GdF: Trapani, finti matrimoni tra donne italiane e immigrati tunisini per ottenere permessi di soggiorno. 11 responsabili denunciati

Oriol De Luca

Finti matrimoni tra giovani donne italiane e immigrati tunisini allo scopo di far ottenere a quest’ultimi permessi di soggiorno praticamente immediati e senza troppi problemi, grazie ai quali potersi poi spostare agevolmente su tutto il territorio nazionale nonché su quello dell’Unione europea.
Questo è quel che hanno scoperto i finanzieri del Comando Provinciale di Trapani i quali – al termine di un’operazione chiamata “Paraninfo” – hanno denunciato 11 persone delle quali 5 sono donne (4 di nazionalità italiana e una tunisina), nonché 6 uomini, tutti di nazionalità tunisina, dei quali 4 furono già arrestati nel 2017 durante un’altra operazione che le fiamme gialle trapanesi condussero sempre nel settore dell’immigrazione clandestina, nonché in quello del contrabbando di sigarette.
Il core business dell’organizzazione, come accennato sopra, consisteva nel combinare finti matrimoni tra immigrati tunisini e compiacenti ragazze italiane le quali, in cambio della somma di 1.000 euro (come da loro stesse confessato ai finanzieri) con tanto di presenza di testimoni attestavano la loro volontà a contrarre matrimonio civile nei riti officiati da Pubblici Ufficiali presso i Municipi di Campobello di Mazara, Castelvetrano, e Ribera, tutto ciò allo scopo di far ottenere a migranti altrimenti clandestini un facile permesso di soggiorno.
Nell’ambito dell’organizzazione scoperta dalla GDF c’era ovviamente chi si occupava di reclutare le donne consenzienti con cui organizzare le fittizie unioni civili, ruolo che veniva ricoperto da una coppia di coniugi composta da un residente di origini tunisine e dalla consorte della provincia trapanese.
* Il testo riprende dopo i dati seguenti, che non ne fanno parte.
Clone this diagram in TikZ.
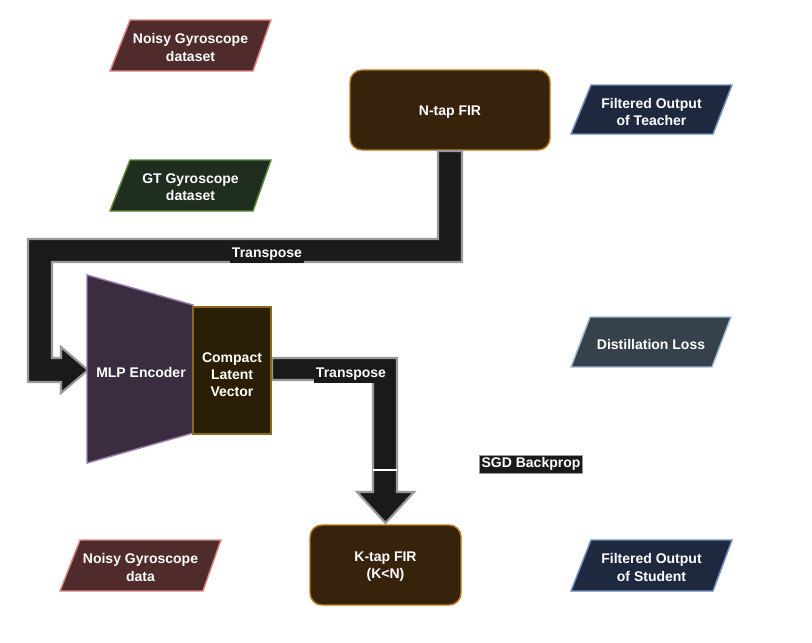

Ovviamente, come accertato in sede d’indagine, i finti sposi e le finte spose “prezzolate” non avevano alcun tipo di rapporto, continuando come prima ad avere vite completamente diverse e separate.
Sulla losca quanto squallida vicenda, i finanzieri hanno altresì accertato che i migranti tunisini versavano per tale “servizio” 15.000 dinari tunisini (corrispondenti a circa 5.000 euro), oppure assicurando la propria disponibilità a detenere e rivendere sigarette di contrabbando provenienti dalla Tunisia, o finanche prestarsi nel condurre i gommoni veloci utilizzati per i trasporti di migranti clandestini dalle coste dello stesso paese africano sino a quelle mazaresi.